# [Exercise description]
Look through the listing below for the line containing "Write the TikZ code for this diagram.". Copy it and each line after it up to and including the line containing "width=315pt,minimum height=202pt] (lawtext)", exactly, leaving out pictures.

# [Dataset]
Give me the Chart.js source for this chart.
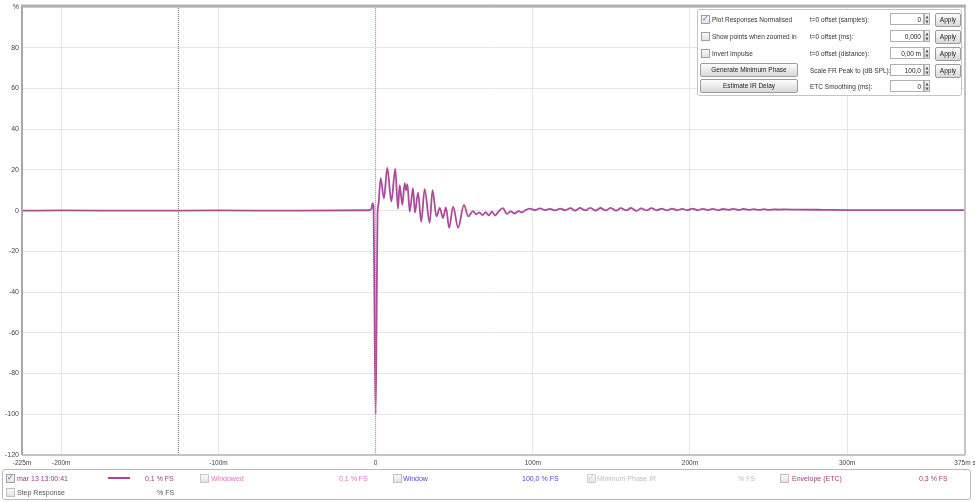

--

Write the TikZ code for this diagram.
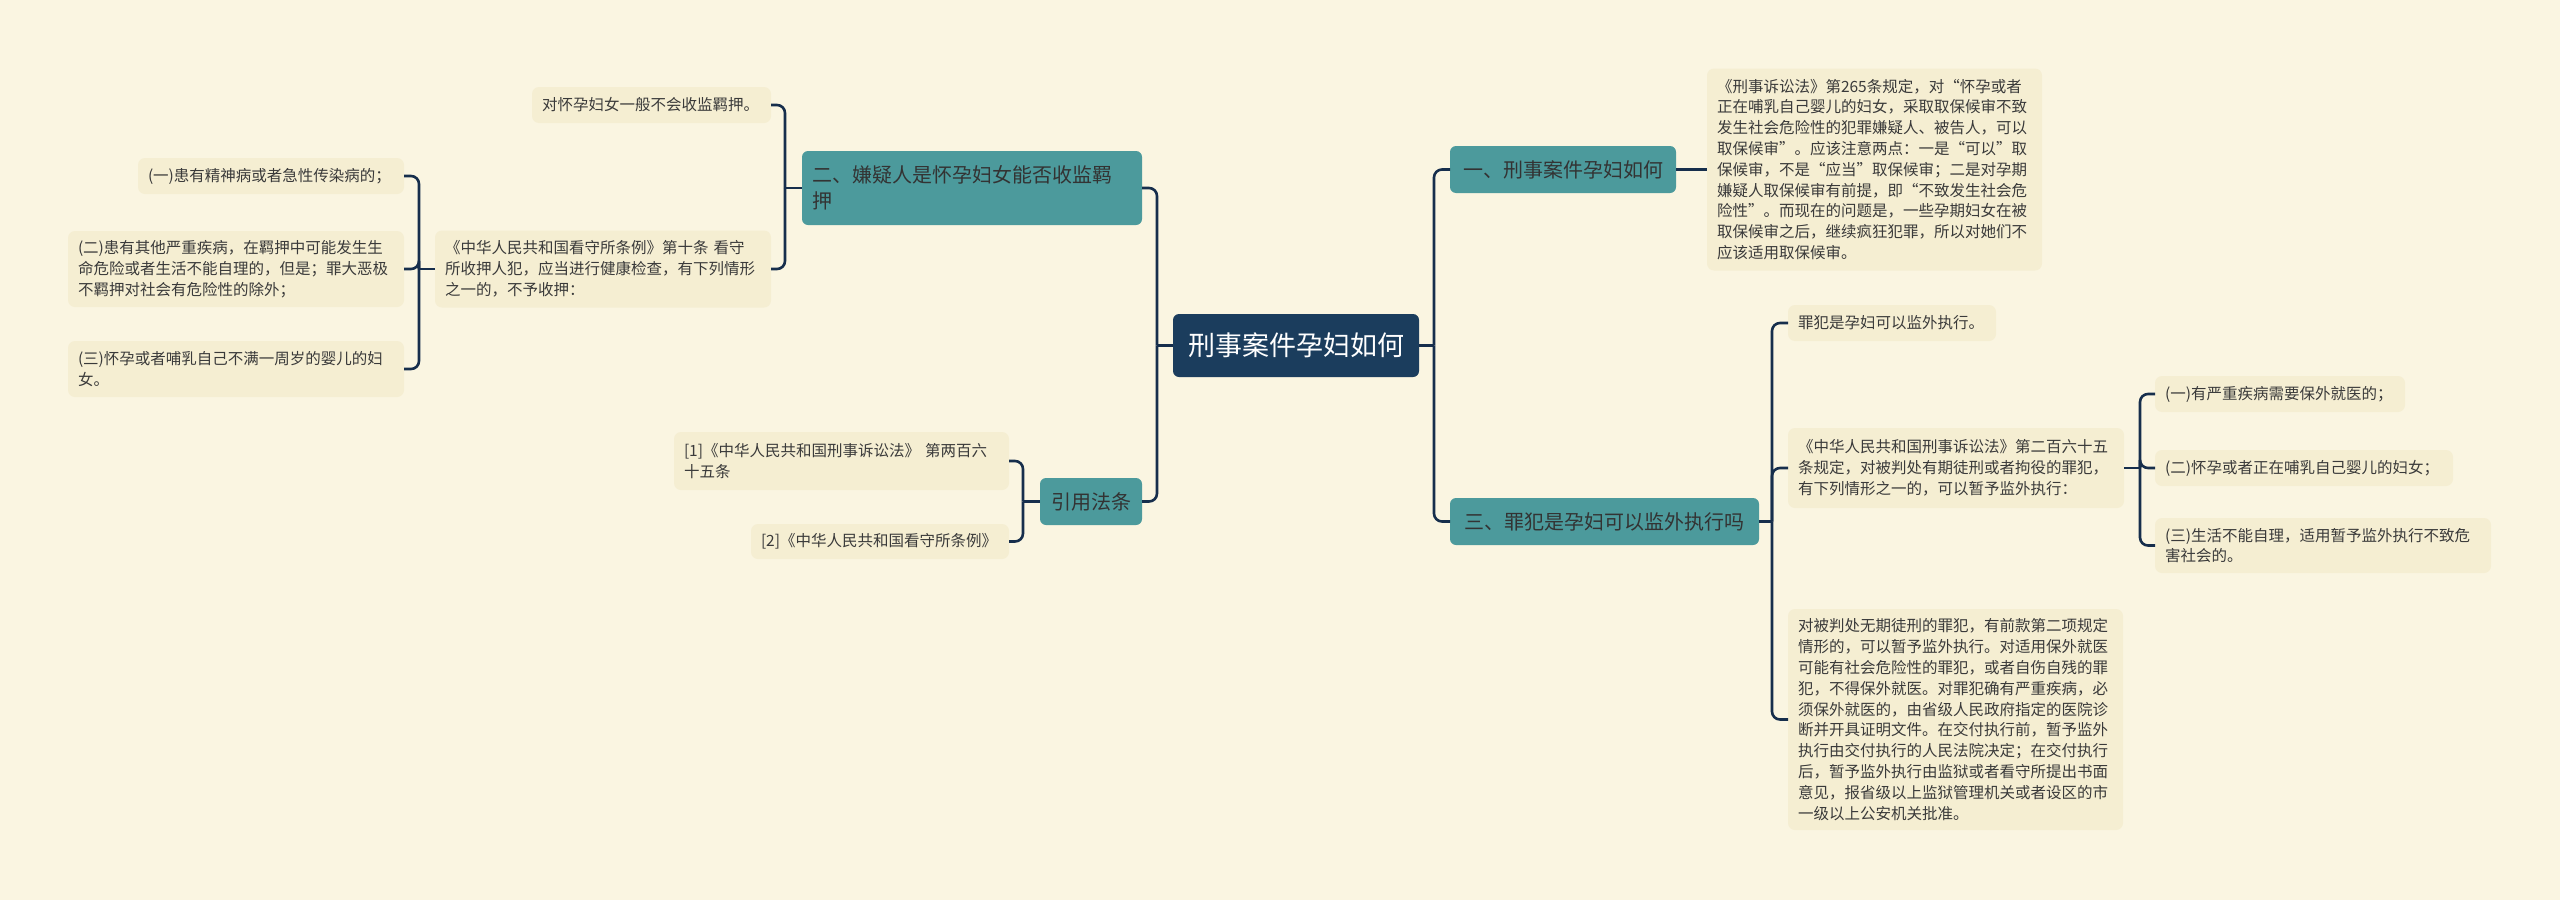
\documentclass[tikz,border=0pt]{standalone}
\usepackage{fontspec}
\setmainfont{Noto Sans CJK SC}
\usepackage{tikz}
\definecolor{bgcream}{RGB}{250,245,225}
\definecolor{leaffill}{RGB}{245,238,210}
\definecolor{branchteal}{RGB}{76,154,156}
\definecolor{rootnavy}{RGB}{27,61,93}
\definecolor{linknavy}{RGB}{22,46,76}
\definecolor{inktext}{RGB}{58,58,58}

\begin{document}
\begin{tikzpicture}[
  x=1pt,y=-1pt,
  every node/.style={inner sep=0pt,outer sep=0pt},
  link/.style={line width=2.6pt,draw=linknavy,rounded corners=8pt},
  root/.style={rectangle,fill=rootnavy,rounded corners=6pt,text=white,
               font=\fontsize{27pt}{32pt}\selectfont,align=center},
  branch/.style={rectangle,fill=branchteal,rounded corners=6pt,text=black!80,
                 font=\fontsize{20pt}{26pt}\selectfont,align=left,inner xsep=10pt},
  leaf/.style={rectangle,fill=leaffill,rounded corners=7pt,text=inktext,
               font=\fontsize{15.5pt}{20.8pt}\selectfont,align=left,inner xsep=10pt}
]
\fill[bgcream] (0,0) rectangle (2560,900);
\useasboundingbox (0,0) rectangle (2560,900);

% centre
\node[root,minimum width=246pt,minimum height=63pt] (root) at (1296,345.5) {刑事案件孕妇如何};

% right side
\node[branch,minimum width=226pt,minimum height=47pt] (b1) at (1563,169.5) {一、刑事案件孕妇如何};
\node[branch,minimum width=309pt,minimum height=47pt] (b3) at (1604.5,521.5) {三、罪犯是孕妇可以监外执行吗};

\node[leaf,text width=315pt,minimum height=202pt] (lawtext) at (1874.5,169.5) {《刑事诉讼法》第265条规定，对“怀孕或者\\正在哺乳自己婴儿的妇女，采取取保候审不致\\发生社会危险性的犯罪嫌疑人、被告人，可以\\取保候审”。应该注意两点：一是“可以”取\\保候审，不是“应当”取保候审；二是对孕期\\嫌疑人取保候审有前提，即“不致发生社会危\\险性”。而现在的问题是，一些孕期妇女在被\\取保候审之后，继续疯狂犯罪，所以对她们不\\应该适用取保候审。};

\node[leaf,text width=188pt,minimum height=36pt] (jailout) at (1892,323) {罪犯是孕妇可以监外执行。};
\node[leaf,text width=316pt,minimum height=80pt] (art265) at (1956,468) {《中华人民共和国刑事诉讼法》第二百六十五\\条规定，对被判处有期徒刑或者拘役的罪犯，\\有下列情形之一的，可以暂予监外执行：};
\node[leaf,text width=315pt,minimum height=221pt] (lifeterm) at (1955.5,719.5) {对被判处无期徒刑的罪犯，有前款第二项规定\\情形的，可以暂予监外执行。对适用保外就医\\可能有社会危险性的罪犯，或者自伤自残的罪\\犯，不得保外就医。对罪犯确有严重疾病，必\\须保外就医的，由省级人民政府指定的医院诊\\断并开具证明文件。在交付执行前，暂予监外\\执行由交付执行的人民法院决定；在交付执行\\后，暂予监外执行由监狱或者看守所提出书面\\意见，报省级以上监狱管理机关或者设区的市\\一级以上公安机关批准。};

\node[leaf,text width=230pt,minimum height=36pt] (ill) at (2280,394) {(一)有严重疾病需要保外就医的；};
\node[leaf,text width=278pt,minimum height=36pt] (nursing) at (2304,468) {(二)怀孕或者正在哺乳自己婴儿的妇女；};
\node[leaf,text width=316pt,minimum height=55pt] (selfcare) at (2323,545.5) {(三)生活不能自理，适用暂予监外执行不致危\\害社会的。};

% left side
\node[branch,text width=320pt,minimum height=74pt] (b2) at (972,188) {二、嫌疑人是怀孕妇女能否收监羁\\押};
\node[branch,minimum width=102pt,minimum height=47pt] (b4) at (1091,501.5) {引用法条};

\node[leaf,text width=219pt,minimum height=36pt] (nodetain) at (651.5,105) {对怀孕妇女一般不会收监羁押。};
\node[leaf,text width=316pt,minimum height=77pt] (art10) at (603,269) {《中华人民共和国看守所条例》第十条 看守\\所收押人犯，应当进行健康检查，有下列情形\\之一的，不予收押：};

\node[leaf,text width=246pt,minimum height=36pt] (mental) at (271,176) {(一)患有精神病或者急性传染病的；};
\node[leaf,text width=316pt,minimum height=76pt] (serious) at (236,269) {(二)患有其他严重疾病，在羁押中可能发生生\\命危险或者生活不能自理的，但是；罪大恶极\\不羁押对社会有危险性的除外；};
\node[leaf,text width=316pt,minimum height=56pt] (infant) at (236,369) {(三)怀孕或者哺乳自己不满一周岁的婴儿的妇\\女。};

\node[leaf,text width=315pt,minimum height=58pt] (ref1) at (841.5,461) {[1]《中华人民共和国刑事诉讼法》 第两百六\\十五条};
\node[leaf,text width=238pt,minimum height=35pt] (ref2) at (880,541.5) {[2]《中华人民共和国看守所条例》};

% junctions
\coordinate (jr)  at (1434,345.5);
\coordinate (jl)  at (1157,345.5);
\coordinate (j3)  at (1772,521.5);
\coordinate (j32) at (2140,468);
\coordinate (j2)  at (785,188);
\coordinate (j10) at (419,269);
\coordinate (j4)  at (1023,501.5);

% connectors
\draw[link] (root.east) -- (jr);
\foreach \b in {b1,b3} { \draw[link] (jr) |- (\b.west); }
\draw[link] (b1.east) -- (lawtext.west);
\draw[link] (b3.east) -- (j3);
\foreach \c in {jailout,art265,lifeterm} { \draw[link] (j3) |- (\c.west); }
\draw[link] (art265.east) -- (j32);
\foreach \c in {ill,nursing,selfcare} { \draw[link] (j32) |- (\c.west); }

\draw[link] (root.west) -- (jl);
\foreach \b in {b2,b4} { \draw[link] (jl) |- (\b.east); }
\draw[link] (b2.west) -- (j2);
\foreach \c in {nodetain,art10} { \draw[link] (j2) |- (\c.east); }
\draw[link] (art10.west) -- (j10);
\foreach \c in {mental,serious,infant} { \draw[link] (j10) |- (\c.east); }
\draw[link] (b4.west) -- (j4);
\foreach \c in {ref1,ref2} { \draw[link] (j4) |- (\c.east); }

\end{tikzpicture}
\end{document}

# [Result of this exercise]
Write the TikZ code for this diagram.
\documentclass[tikz,border=0pt]{standalone}
\usepackage{fontspec}
\setmainfont{Noto Sans CJK SC}
\usepackage{tikz}
\definecolor{bgcream}{RGB}{250,245,225}
\definecolor{leaffill}{RGB}{245,238,210}
\definecolor{branchteal}{RGB}{76,154,156}
\definecolor{rootnavy}{RGB}{27,61,93}
\definecolor{linknavy}{RGB}{22,46,76}
\definecolor{inktext}{RGB}{58,58,58}

\begin{document}
\begin{tikzpicture}[
  x=1pt,y=-1pt,
  every node/.style={inner sep=0pt,outer sep=0pt},
  link/.style={line width=2.6pt,draw=linknavy,rounded corners=8pt},
  root/.style={rectangle,fill=rootnavy,rounded corners=6pt,text=white,
               font=\fontsize{27pt}{32pt}\selectfont,align=center},
  branch/.style={rectangle,fill=branchteal,rounded corners=6pt,text=black!80,
                 font=\fontsize{20pt}{26pt}\selectfont,align=left,inner xsep=10pt},
  leaf/.style={rectangle,fill=leaffill,rounded corners=7pt,text=inktext,
               font=\fontsize{15.5pt}{20.8pt}\selectfont,align=left,inner xsep=10pt}
]
\fill[bgcream] (0,0) rectangle (2560,900);
\useasboundingbox (0,0) rectangle (2560,900);

% centre
\node[root,minimum width=246pt,minimum height=63pt] (root) at (1296,345.5) {刑事案件孕妇如何};

% right side
\node[branch,minimum width=226pt,minimum height=47pt] (b1) at (1563,169.5) {一、刑事案件孕妇如何};
\node[branch,minimum width=309pt,minimum height=47pt] (b3) at (1604.5,521.5) {三、罪犯是孕妇可以监外执行吗};

\node[leaf,text width=315pt,minimum height=202pt] (lawtext) at (1874.5,169.5) {《刑事诉讼法》第265条规定，对“怀孕或者\\正在哺乳自己婴儿的妇女，采取取保候审不致\\发生社会危险性的犯罪嫌疑人、被告人，可以\\取保候审”。应该注意两点：一是“可以”取\\保候审，不是“应当”取保候审；二是对孕期\\嫌疑人取保候审有前提，即“不致发生社会危\\险性”。而现在的问题是，一些孕期妇女在被\\取保候审之后，继续疯狂犯罪，所以对她们不\\应该适用取保候审。};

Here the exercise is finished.